Текст, хотя и переделанный, при этом ярко высвечивает характеры людей, рядом с которыми мы с Нижинским жили и работали. Прежде всего – Дягилева, о котором Нижинский пишет: «Я ненавидел его с самого первого дня как узнал», – тут отражается вся сущность этого склонного к пафосности индивидуалиста (Дягилева) с неуемной страстью к обладанию и опасного манипулятора.

В «Моей жизни» я ни словом не обмолвилась о бракосочетании Нижинского, состоявшемся в такой спешке 10 сентября 1913 года в Буэнос-Айресе. Ромолу, молодую венгерскую аристократку, он якобы встретил случайно, на борту корабля, который вез труппу на гастроли в Южную Америку. На самом деле эта встреча, отнюдь не неожиданная, была тщательно спланирована. Увидев Вацлава на сцене в самом начале его карьеры, Ромола без памяти влюбилась и с тех самых пор преследовала только одну цель в жизни: выйти за него замуж.
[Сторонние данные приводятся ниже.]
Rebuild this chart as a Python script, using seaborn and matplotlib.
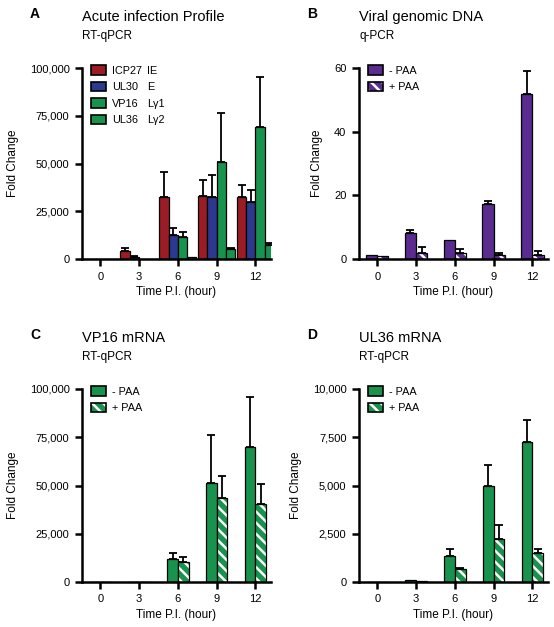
import matplotlib
import matplotlib.pyplot as plt
import numpy as np
import pandas as pd
import seaborn as sns
from matplotlib.legend_handler import HandlerTuple
from matplotlib.patches import Patch, Rectangle
from matplotlib.ticker import FuncFormatter

matplotlib.use("Agg")

TIMES = ["0", "3", "6", "9", "12"]

# Panel A: acute infection profile (mean, top of error bar)
A_ICP27 = [0, 4200, 32500, 33000, 32500]
A_ICP27_UP = [0, 5800, 45500, 41500, 39000]
A_UL30 = [0, 1300, 12600, 32500, 30000]
A_UL30_UP = [0, 1600, 16000, 44000, 36000]
A_VP16 = [0, 0, 11500, 51000, 69000]
A_VP16_UP = [0, 0, 14000, 76300, 95500]
A_UL36 = [0, 100, 1300, 5200, 7300]
A_UL36_UP = [0, 0, 0, 5900, 8300]

# Panel B: viral genomic DNA
B_MINUS = [1.1, 8.1, 6.0, 17.2, 51.8]
B_MINUS_UP = [0, 9.1, 0, 18.1, 59.2]
B_PLUS = [1.0, 2.0, 1.8, 1.15, 1.4]
B_PLUS_UP = [0, 3.7, 3.1, 1.8, 2.6]

# Panel C: VP16 mRNA
C_MINUS = [0, 0, 11800, 51100, 69700]
C_MINUS_UP = [0, 0, 15000, 76300, 95700]
C_PLUS = [0, 0, 10600, 43500, 40400]
C_PLUS_UP = [0, 0, 13000, 55000, 51000]

# Panel D: UL36 mRNA
D_MINUS = [0, 110, 1330, 4970, 7230]
D_MINUS_UP = [0, 0, 1720, 6050, 8370]
D_PLUS = [0, 40, 680, 2240, 1510]
D_PLUS_UP = [0, 0, 710, 2960, 1720]

GENE_CLASS = ["IE", "E", "L\u03b31", "L\u03b32"]

RED = "#9b1c24"
BLUE = "#2b3a8f"
GREEN = "#17934d"
PURPLE = "#5b2c8f"
HATCH = "\\\\\\"

sns.set_style("ticks")
plt.rcParams["font.family"] = ["Liberation Sans", "DejaVu Sans"]
plt.rcParams["hatch.linewidth"] = 1.8
for key in ("text.color", "axes.labelcolor", "xtick.color", "ytick.color", "axes.edgecolor"):
    plt.rcParams[key] = "black"

PX = 0.72  # points per pixel at 100 dpi

fig = plt.figure(figsize=(5.54, 6.27), dpi=100)
ax_a = fig.add_axes([82 / 554, 1 - 259 / 627, 189 / 554, 191 / 627])
ax_b = fig.add_axes([359 / 554, 1 - 259 / 627, 189 / 554, 191 / 627])
ax_c = fig.add_axes([82 / 554, 1 - 582 / 627, 189 / 554, 193 / 627])
ax_d = fig.add_axes([359 / 554, 1 - 582 / 627, 189 / 554, 193 / 627])


def draw_panel(ax, series, names, colors, hatched, width, ymax, yticks, comma):
    rows = []
    for name, (vals, _) in zip(names, series):
        for t, v in zip(TIMES, vals):
            rows.append({"time": t, "value": v, "series": name})
    df = pd.DataFrame(rows)
    sns.barplot(
        data=df, x="time", y="value", hue="series", order=TIMES,
        hue_order=names, palette=colors, saturation=1, width=width,
        edgecolor="black", linewidth=0.9, errorbar=None, legend=False, ax=ax,
    )
    for k, (cont, (vals, ups)) in enumerate(zip(ax.containers, series)):
        xs, hs, es = [], [], []
        for bar, v, up in zip(cont, vals, ups):
            if hatched[k]:
                bar.set_hatch(HATCH)
                bar.set_edgecolor("white")
                bar.set_linewidth(0)
                ax.add_patch(Rectangle(bar.get_xy(), bar.get_width(), bar.get_height(),
                                       fill=False, edgecolor="black", linewidth=0.9,
                                       zorder=bar.get_zorder() + 0.1))
            if up > v:
                xs.append(bar.get_x() + bar.get_width() / 2)
                hs.append(v)
                es.append(up - v)
        if xs:
            ax.errorbar(xs, hs, yerr=[np.zeros(len(es)), es], fmt="none",
                        ecolor="black", elinewidth=1.3, capsize=2.6, capthick=1.3,
                        zorder=1)
    ax.set_ylim(0, ymax)
    ax.set_xlim(-0.47, 4.4)
    ax.set_yticks(yticks)
    if comma:
        ax.yaxis.set_major_formatter(FuncFormatter(lambda v, p: f"{v:,.0f}"))
    sns.despine(ax=ax)
    for s in ("left", "bottom"):
        ax.spines[s].set_linewidth(1.8)
    ax.tick_params(axis="both", length=5, width=1.8, pad=4, labelsize=8)
    ax.set_xlabel("Time P.I. (hour)", fontsize=8.5, labelpad=3)
    ax.set_ylabel("Fold Change", fontsize=8.5, labelpad=8)

    handles = []
    for c, h in zip(colors, hatched):
        if h:
            handles.append((Patch(facecolor=c, edgecolor="white", hatch=HATCH, linewidth=0),
                            Patch(fill=False, edgecolor="black", linewidth=1.2)))
        else:
            handles.append(Patch(facecolor=c, edgecolor="black", linewidth=1.2))
    leg = ax.legend(handles=handles, labels=list(names), loc="upper left",
                    bbox_to_anchor=(0.045, 1.015), frameon=False, fontsize=7.8,
                    handlelength=1.4, handleheight=1.0, handletextpad=0.55,
                    labelspacing=0.55, borderpad=0, borderaxespad=0,
                    handler_map={tuple: HandlerTuple(ndivide=1)})
    return leg


def header(ax, letter, title, sub):
    ax.annotate(letter, xy=(0, 1), xycoords="axes fraction",
                xytext=(-47 * PX, 54 * PX), textcoords="offset points",
                ha="center", va="center", fontsize=10, fontweight="bold")
    ax.annotate(title, xy=(0, 1), xycoords="axes fraction",
                xytext=(0, 51 * PX), textcoords="offset points",
                ha="left", va="center", fontsize=10.5)
    ax.annotate(sub, xy=(0, 1), xycoords="axes fraction",
                xytext=(0, 32 * PX), textcoords="offset points",
                ha="left", va="center", fontsize=8.5)


leg_a = draw_panel(
    ax_a,
    [(A_ICP27, A_ICP27_UP), (A_UL30, A_UL30_UP), (A_VP16, A_VP16_UP), (A_UL36, A_UL36_UP)],
    ["ICP27", "UL30", "VP16", "UL36"], [RED, BLUE, GREEN, GREEN],
    [False] * 4, 0.96, 100000, [0, 25000, 50000, 75000, 100000], True,
)
draw_panel(
    ax_b, [(B_MINUS, B_MINUS_UP), (B_PLUS, B_PLUS_UP)], ["- PAA", "+ PAA"],
    [PURPLE, PURPLE], [False, True], 0.58, 60, [0, 20, 40, 60], False,
)
draw_panel(
    ax_c, [(C_MINUS, C_MINUS_UP), (C_PLUS, C_PLUS_UP)], ["- PAA", "+ PAA"],
    [GREEN, GREEN], [False, True], 0.55, 100000, [0, 25000, 50000, 75000, 100000], True,
)
draw_panel(
    ax_d, [(D_MINUS, D_MINUS_UP), (D_PLUS, D_PLUS_UP)], ["- PAA", "+ PAA"],
    [GREEN, GREEN], [False, True], 0.55, 10000, [0, 2500, 5000, 7500, 10000], True,
)

header(ax_a, "A", "Acute infection Profile", "RT-qPCR")
header(ax_b, "B", "Viral genomic DNA", "q-PCR")
header(ax_c, "C", "VP16 mRNA", "RT-qPCR")
header(ax_d, "D", "UL36 mRNA", "RT-qPCR")

# gene class column next to the panel A legend labels
fig.canvas.draw()
renderer = fig.canvas.get_renderer()
boxes = [t.get_window_extent(renderer) for t in leg_a.get_texts()]
x_col = max(b.x1 for b in boxes) + 5
for bb, cls in zip(boxes, GENE_CLASS):
    y_mid = (bb.y0 + bb.y1) / 2
    fig.text(x_col / fig.bbox.width, y_mid / fig.bbox.height, cls,
             fontsize=7.8, ha="left", va="center")

fig.savefig("out.png", dpi=100)
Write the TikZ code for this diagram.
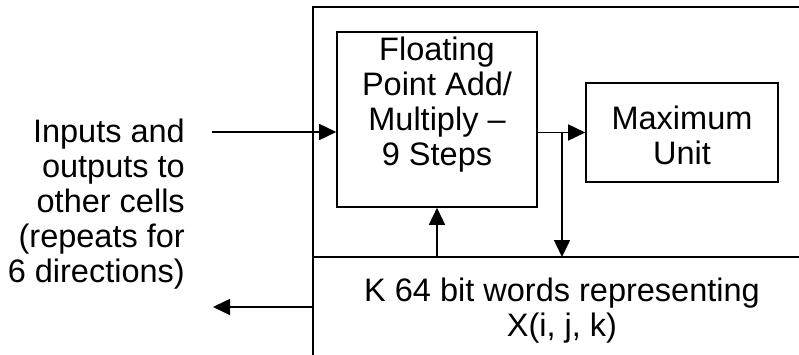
\documentclass[tikz,border=0pt]{standalone}
\usepackage{fontspec}
\setmainfont{Liberation Sans}
\usetikzlibrary{arrows.meta}
\begin{document}
\begin{tikzpicture}[x=1pt, y=-1pt,
    txt/.style={font=\fontsize{32.5}{35}\selectfont, inner sep=0pt, align=center},
    unit/.style={draw, line width=1.6pt, inner sep=0pt},
    frame/.style={line width=2.2pt},
    flow/.style={line width=1.6pt, -{Triangle[length=17pt, width=16pt]}}]
  \useasboundingbox (0,0) rectangle (799,355);

  % cell frame: top edge, left edge and the memory divider
  \coordinate (tr) at (799,7);
  \coordinate (tl) at (313,7);
  \coordinate (bl) at (313,355);
  \coordinate (ml) at (313,257);
  \coordinate (mr) at (799,257);
  \draw[frame] (tr) -- (tl) -- (bl);
  \draw[frame] (ml) -- (mr);

  % processing units
  \node[unit, minimum width=200pt, minimum height=175pt] (fp) at (437,119.5) {};
  \node[txt] (fpt) at (437,105) {Floating\\Point Add/\\Multiply –\\9 Steps};
  \node[unit, minimum width=192pt, minimum height=99pt] (max) at (682,132.5) {};
  \node[txt] (maxt) at (682,135) {Maximum\\Unit};

  % memory contents
  \node[txt] (mem) at (562,311) {K 64 bit words representing\\X(i, j, k)};

  % external connections
  \node[txt, align=right, anchor=east] (io) at (185,204)
    {Inputs and\\outputs to\\other cells\\(repeats for\\6 directions)};
  \coordinate (inA) at (212,132);
  \coordinate (outA) at (313,307);
  \coordinate (outB) at (213,307);
  \draw[flow] (inA) -- (fp.west |- inA);
  \draw[flow] (outA) -- (outB);

  % data paths between units and memory
  \coordinate (split) at (562,132.5);
  \coordinate (memTop) at (562,257);
  \coordinate (memUp) at (437,257);
  \draw[flow] (fp.east |- max.west) -- (max.west);
  \draw[flow] (split) -- (memTop);
  \draw[flow] (memUp) -- (fp.south);
\end{tikzpicture}
\end{document}
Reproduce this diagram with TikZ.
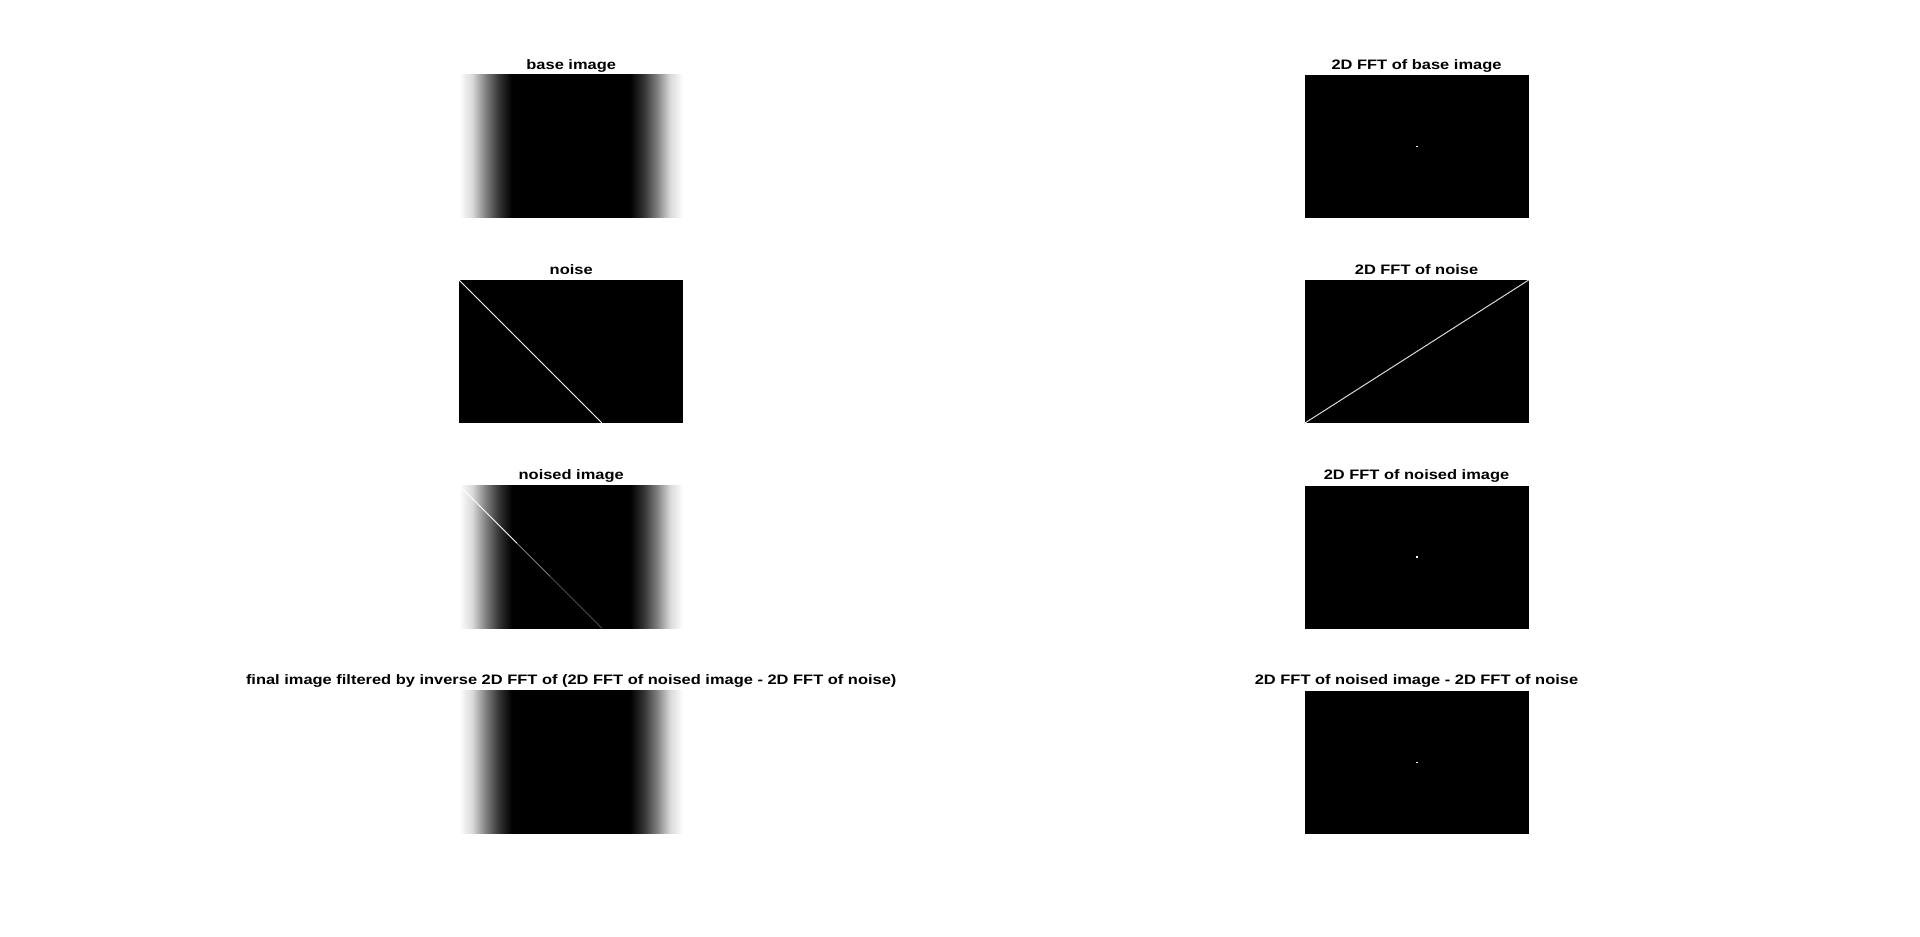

Я же, приплыв на другом корабле, хотя и упустила ухажера, зато присутствовала на церемонии бракосочетания, где меня даже попросили произнести импровизированную речь! Я выполнила свою задачу, избрав интонацию как нельзя более бесстрастную. Из уважения к обманутому и преданному Дягилеву, чье неистовое бешенство уже предчувствовала, и к моей подруге Мари Рамбер, тоже присутствовавшей на церемонии, – а ведь она была безумно влюблена в Нижинского, – в «Моей жизни» я опустила над этими эпизодами завесу молчания.